— Start of Given data —
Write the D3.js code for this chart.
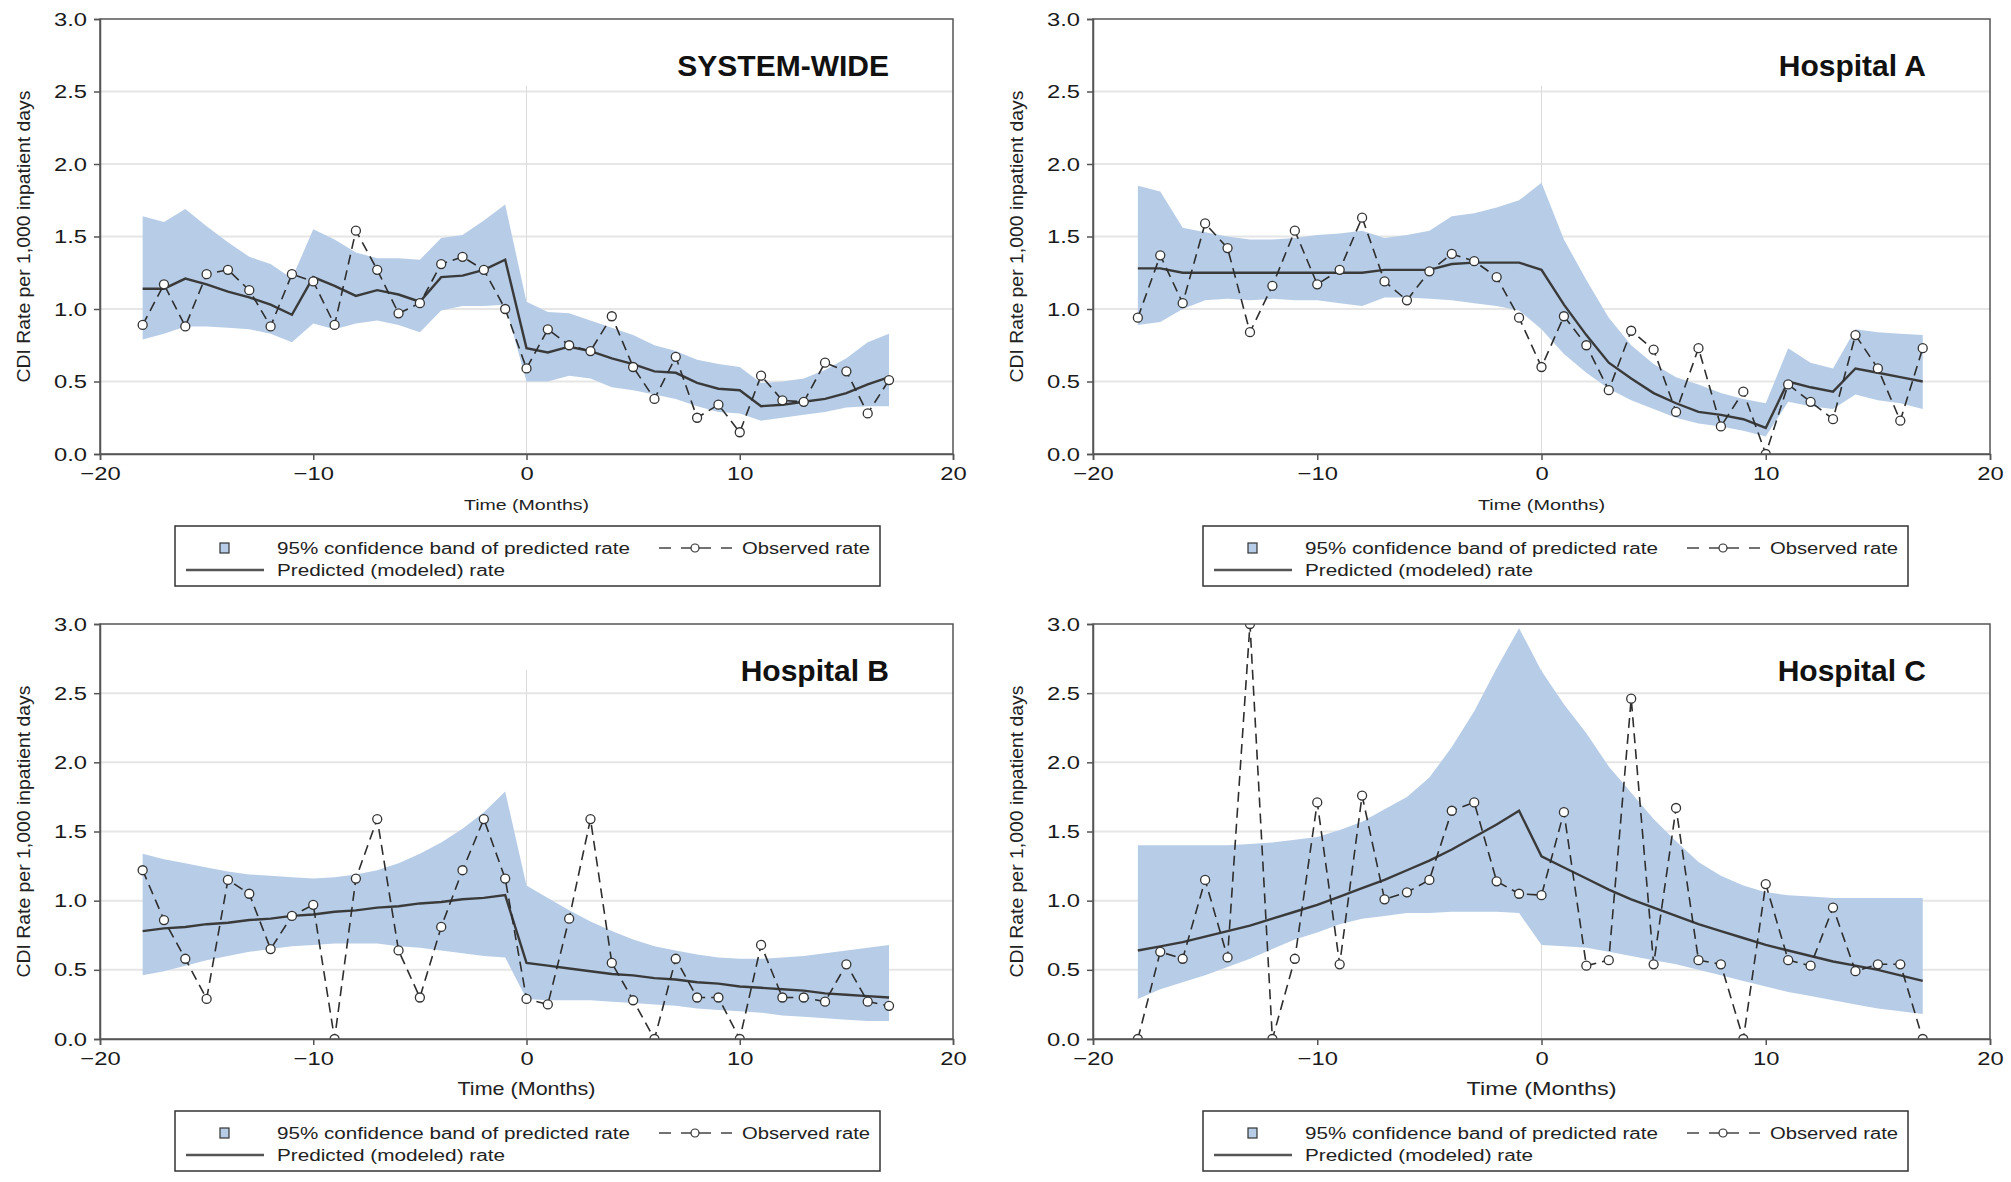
<!DOCTYPE html>
<html>
<head>
<meta charset="utf-8">
<script src="https://cdn.jsdelivr.net/npm/d3@7"></script>
<style>
  body { margin: 0; background: #fff; }
  svg { display: block; font-family: "Liberation Sans", Arial, sans-serif; }
</style>
</head>
<body>
<svg id="chart" width="2011" height="1182"></svg>
<script>
// months relative to the intervention (month 0)
const months = [-18,-17,-16,-15,-14,-13,-12,-11,-10,-9,-8,-7,-6,-5,-4,-3,-2,-1,
                0,1,2,3,4,5,6,7,8,9,10,11,12,13,14,15,16,17];

const panelTitles = ['SYSTEM-WIDE', 'Hospital A', 'Hospital B', 'Hospital C'];

// observed CDI rate per 1,000 inpatient days
const observedSystem = [0.89,1.17,0.88,1.24,1.27,1.13,0.88,1.24,1.19,0.89,1.54,1.27,0.97,1.04,1.31,1.36,1.27,1.00,
                        0.59,0.86,0.75,0.71,0.95,0.60,0.38,0.67,0.25,0.34,0.15,0.54,0.37,0.36,0.63,0.57,0.28,0.51];
const observedA = [0.94,1.37,1.04,1.59,1.42,0.84,1.16,1.54,1.17,1.27,1.63,1.19,1.06,1.26,1.38,1.33,1.22,0.94,
                   0.60,0.95,0.75,0.44,0.85,0.72,0.29,0.73,0.19,0.43,0.00,0.48,0.36,0.24,0.82,0.59,0.23,0.73];
const observedB = [1.22,0.86,0.58,0.29,1.15,1.05,0.65,0.89,0.97,0.00,1.16,1.59,0.64,0.30,0.81,1.22,1.59,1.16,
                   0.29,0.25,0.87,1.59,0.55,0.28,0.00,0.58,0.30,0.30,0.00,0.68,0.30,0.30,0.27,0.54,0.27,0.24];
const observedC = [0.00,0.63,0.58,1.15,0.59,3.00,0.00,0.58,1.71,0.54,1.76,1.01,1.06,1.15,1.65,1.71,1.14,1.05,
                   1.04,1.64,0.53,0.57,2.46,0.54,1.67,0.57,0.54,0.00,1.12,0.57,0.53,0.95,0.49,0.54,0.54,0.00];

// predicted (modeled) rate
const predictedSystem = [1.14,1.14,1.21,1.17,1.12,1.08,1.03,0.96,1.22,1.16,1.09,1.13,1.10,1.05,1.22,1.23,1.27,1.34,
                         0.73,0.70,0.74,0.71,0.66,0.62,0.57,0.56,0.49,0.45,0.44,0.33,0.34,0.36,0.38,0.42,0.48,0.53];
const predictedA = [1.28,1.28,1.25,1.25,1.25,1.25,1.25,1.25,1.25,1.25,1.25,1.27,1.27,1.27,1.31,1.32,1.32,1.32,
                    1.27,1.03,0.82,0.63,0.52,0.42,0.35,0.29,0.27,0.24,0.18,0.50,0.46,0.43,0.59,0.56,0.53,0.50];
const predictedB = [0.78,0.80,0.81,0.83,0.84,0.86,0.87,0.89,0.90,0.92,0.93,0.95,0.96,0.98,0.99,1.01,1.02,1.04,
                    0.55,0.53,0.51,0.49,0.47,0.46,0.44,0.43,0.41,0.40,0.38,0.37,0.36,0.35,0.33,0.32,0.31,0.30];
const predictedC = [0.64,0.67,0.70,0.74,0.78,0.82,0.87,0.92,0.97,1.03,1.09,1.15,1.22,1.29,1.37,1.46,1.55,1.65,
                    1.32,1.24,1.16,1.08,1.01,0.95,0.89,0.83,0.78,0.73,0.68,0.64,0.60,0.56,0.53,0.50,0.46,0.42];

// 95% confidence band of predicted rate
const upperSystem = [1.64,1.60,1.69,1.57,1.46,1.36,1.31,1.21,1.55,1.48,1.39,1.35,1.35,1.34,1.49,1.51,1.61,1.72,
                     1.05,0.98,0.97,0.92,0.87,0.82,0.75,0.71,0.65,0.62,0.60,0.49,0.50,0.52,0.58,0.66,0.77,0.83];
const lowerSystem = [0.79,0.83,0.88,0.88,0.87,0.86,0.83,0.77,0.90,0.86,0.90,0.92,0.89,0.84,0.99,1.02,1.02,1.03,
                     0.50,0.50,0.54,0.52,0.46,0.44,0.41,0.38,0.33,0.29,0.28,0.23,0.25,0.27,0.29,0.32,0.33,0.33];
const upperA = [1.85,1.81,1.56,1.53,1.50,1.48,1.48,1.49,1.51,1.52,1.54,1.49,1.51,1.54,1.64,1.66,1.70,1.75,
                1.87,1.48,1.20,0.94,0.75,0.62,0.53,0.48,0.42,0.38,0.35,0.73,0.63,0.59,0.86,0.84,0.83,0.82];
const lowerA = [0.89,0.91,1.00,1.06,1.07,1.06,1.07,1.06,1.06,1.04,1.02,1.08,1.08,1.07,1.06,1.04,1.02,0.99,
                0.86,0.69,0.56,0.45,0.37,0.31,0.25,0.21,0.19,0.16,0.12,0.36,0.33,0.31,0.41,0.37,0.35,0.31];
const upperB = [1.34,1.30,1.27,1.24,1.21,1.19,1.18,1.17,1.16,1.17,1.19,1.22,1.27,1.34,1.42,1.52,1.64,1.79,
                1.11,1.02,0.93,0.85,0.78,0.72,0.67,0.64,0.61,0.59,0.58,0.58,0.59,0.60,0.62,0.64,0.66,0.68];
const lowerB = [0.46,0.49,0.53,0.57,0.60,0.63,0.65,0.67,0.68,0.69,0.69,0.69,0.67,0.66,0.64,0.62,0.60,0.59,
                0.29,0.28,0.28,0.28,0.27,0.26,0.25,0.24,0.22,0.21,0.20,0.19,0.17,0.16,0.15,0.14,0.13,0.13];
const upperC = [1.40,1.40,1.40,1.40,1.40,1.41,1.42,1.44,1.46,1.51,1.57,1.66,1.75,1.89,2.11,2.37,2.68,2.97,
                2.66,2.42,2.21,1.97,1.78,1.59,1.43,1.28,1.18,1.11,1.06,1.04,1.03,1.02,1.02,1.02,1.02,1.02];
const lowerC = [0.29,0.36,0.41,0.46,0.52,0.58,0.65,0.72,0.77,0.83,0.87,0.89,0.91,0.91,0.92,0.92,0.92,0.91,
                0.68,0.67,0.66,0.63,0.60,0.57,0.54,0.50,0.46,0.42,0.38,0.34,0.31,0.28,0.25,0.22,0.20,0.18];

const yTicks = [0, 0.5, 1.0, 1.5, 2.0, 2.5, 3.0];
const xTicks = [-20, -10, 0, 10, 20];
const legendLabels = ['95% confidence band of predicted rate', 'Observed rate', 'Predicted (modeled) rate'];

// layout of the four panels (pixel boxes of the plot areas)
const panels = [
    {title: panelTitles[0], obs: observedSystem, pred: predictedSystem, up: upperSystem, lo: lowerSystem,
     left: 100, right: 953, top: 19, bottom: 454, refTop: 2.54, legendX: 175, xlabSize: 15, xlabLen: 125},
    {title: panelTitles[1], obs: observedA, pred: predictedA, up: upperA, lo: lowerA,
     left: 1093, right: 1990, top: 19, bottom: 454, refTop: 2.54, legendX: 1203, xlabSize: 15, xlabLen: 127},
    {title: panelTitles[2], obs: observedB, pred: predictedB, up: upperB, lo: lowerB,
     left: 100, right: 953, top: 624, bottom: 1039, refTop: 2.67, legendX: 175, xlabSize: 19, xlabLen: 138},
    {title: panelTitles[3], obs: observedC, pred: predictedC, up: upperC, lo: lowerC,
     left: 1093, right: 1990, top: 624, bottom: 1039, refTop: 2.67, legendX: 1203, xlabSize: 19, xlabLen: 150}
];

const bandColor = '#b7cde7';
const svg = d3.select('#chart');

// widen glyphs a bit, the original lettering is rather broad
function stretch(sel, factor) {
    sel.each(function() {
        const w = this.getComputedTextLength();
        d3.select(this).attr('textLength', w * factor).attr('lengthAdjust', 'spacingAndGlyphs');
    });
}

function drawPanel(p, i) {
    const x = d3.scaleLinear().domain([-20, 20]).range([p.left, p.right]);
    const y = d3.scaleLinear().domain([0, 3]).range([p.bottom, p.top]);
    const g = svg.append('g');

    // horizontal grid
    g.selectAll('.grid')
        .data(yTicks.filter(d => d > 0 && d < 3))
        .enter()
        .append('line')
        .attr('x1', p.left).attr('x2', p.right)
        .attr('y1', d => y(d)).attr('y2', d => y(d))
        .attr('stroke', '#e6e6e6')
        .attr('stroke-width', 2);

    // intervention reference line
    g.append('line')
        .attr('x1', x(0)).attr('x2', x(0))
        .attr('y1', y(p.refTop)).attr('y2', y(0))
        .attr('stroke', '#dcdcdc')
        .attr('stroke-width', 1);

    const clipId = 'clip' + i;
    svg.append('clipPath').attr('id', clipId)
        .append('rect')
        .attr('x', p.left).attr('y', p.top)
        .attr('width', p.right - p.left).attr('height', p.bottom - p.top);

    const plot = g.append('g').attr('clip-path', `url(#${clipId})`);

    const rows = months.map((m, k) => ({m: m, obs: p.obs[k], pred: p.pred[k], up: p.up[k], lo: p.lo[k]}));

    plot.append('path')
        .datum(rows)
        .attr('fill', bandColor)
        .attr('d', d3.area().x(d => x(d.m)).y0(d => y(d.lo)).y1(d => y(d.up)));

    plot.append('path')
        .datum(rows)
        .attr('fill', 'none')
        .attr('stroke', '#3a3a3a')
        .attr('stroke-width', 2.4)
        .attr('d', d3.line().x(d => x(d.m)).y(d => y(d.pred)));

    plot.append('path')
        .datum(rows)
        .attr('fill', 'none')
        .attr('stroke', '#2e2e2e')
        .attr('stroke-width', 1.6)
        .attr('stroke-dasharray', '10,6')
        .attr('d', d3.line().x(d => x(d.m)).y(d => y(d.obs)));

    plot.selectAll('.pt')
        .data(rows)
        .enter()
        .append('circle')
        .attr('cx', d => x(d.m))
        .attr('cy', d => y(d.obs))
        .attr('r', 4.5)
        .attr('fill', '#fff')
        .attr('stroke', '#333')
        .attr('stroke-width', 1.3);

    // frame
    g.append('rect')
        .attr('x', p.left).attr('y', p.top)
        .attr('width', p.right - p.left).attr('height', p.bottom - p.top)
        .attr('fill', 'none')
        .attr('stroke', '#555')
        .attr('stroke-width', 1.5);

    // axes
    const yAxis = g.append('g')
        .attr('transform', `translate(${p.left},0)`)
        .call(d3.axisLeft(y).tickValues(yTicks).tickFormat(d3.format('.1f')).tickSize(6).tickPadding(7));
    const xAxis = g.append('g')
        .attr('transform', `translate(0,${p.bottom})`)
        .call(d3.axisBottom(x).tickValues(xTicks).tickSize(6).tickPadding(7));

    [yAxis, xAxis].forEach(ax => {
        ax.select('.domain').attr('stroke', '#555').attr('stroke-width', 1.5);
        ax.selectAll('.tick line').attr('stroke', '#555').attr('stroke-width', 1.5);
        ax.selectAll('.tick text')
            .attr('fill', '#1a1a1a')
            .style('font-size', '19px')
            .style('font-family', '"Liberation Sans", Arial, sans-serif');
        stretch(ax.selectAll('.tick text'), 1.25);
    });

    // title
    g.append('text')
        .attr('x', p.right - 64)
        .attr('y', p.top + 57)
        .attr('text-anchor', 'end')
        .style('font-size', '30px')
        .style('font-weight', 'bold')
        .attr('fill', '#111')
        .text(p.title);

    // y label
    const cy = (p.top + p.bottom) / 2;
    g.append('text')
        .attr('transform', `translate(${p.left - 70},${cy}) rotate(-90)`)
        .attr('text-anchor', 'middle')
        .style('font-size', '18px')
        .attr('fill', '#222')
        .attr('textLength', 292)
        .attr('lengthAdjust', 'spacingAndGlyphs')
        .text('CDI Rate per 1,000 inpatient days');

    // x label
    g.append('text')
        .attr('x', (p.left + p.right) / 2)
        .attr('y', p.bottom + 56)
        .attr('text-anchor', 'middle')
        .style('font-size', p.xlabSize + 'px')
        .attr('fill', '#222')
        .attr('textLength', p.xlabLen)
        .attr('lengthAdjust', 'spacingAndGlyphs')
        .text('Time (Months)');

    drawLegend(p.legendX, p.bottom + 72);
}

function drawLegend(lx, ly) {
    const lg = svg.append('g').attr('transform', `translate(${lx},${ly})`);

    lg.append('rect')
        .attr('width', 705).attr('height', 60)
        .attr('fill', '#fff')
        .attr('stroke', '#333')
        .attr('stroke-width', 1.5);

    // band swatch
    lg.append('rect')
        .attr('x', 45).attr('y', 17)
        .attr('width', 9).attr('height', 10)
        .attr('fill', bandColor)
        .attr('stroke', '#333')
        .attr('stroke-width', 1.2);

    const texts = [
        {t: legendLabels[0], x: 102, y: 28, len: 353},
        {t: legendLabels[1], x: 567, y: 28, len: 128},
        {t: legendLabels[2], x: 102, y: 50, len: 228}
    ];
    lg.selectAll('.lt')
        .data(texts)
        .enter()
        .append('text')
        .attr('x', d => d.x)
        .attr('y', d => d.y)
        .style('font-size', '16px')
        .attr('fill', '#222')
        .attr('textLength', d => d.len)
        .attr('lengthAdjust', 'spacingAndGlyphs')
        .text(d => d.t);

    // observed sample: dash, circle, dash
    lg.append('line')
        .attr('x1', 484).attr('x2', 557)
        .attr('y1', 22).attr('y2', 22)
        .attr('stroke', '#444')
        .attr('stroke-width', 1.5)
        .attr('stroke-dasharray', '12,10,30,10,12');
    lg.append('circle')
        .attr('cx', 520).attr('cy', 22).attr('r', 4)
        .attr('fill', '#fff')
        .attr('stroke', '#333')
        .attr('stroke-width', 1.2);

    // predicted sample
    lg.append('line')
        .attr('x1', 11).attr('x2', 89)
        .attr('y1', 44).attr('y2', 44)
        .attr('stroke', '#555')
        .attr('stroke-width', 2.4);
}

panels.forEach(drawPanel);
</script>
</body>
</html>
— End of Given data —
Extract lines where the string "chart" occurs.

» Written solution
Write the D3.js code for this chart.
<svg id="chart" width="2011" height="1182"></svg>
const svg = d3.select('#chart');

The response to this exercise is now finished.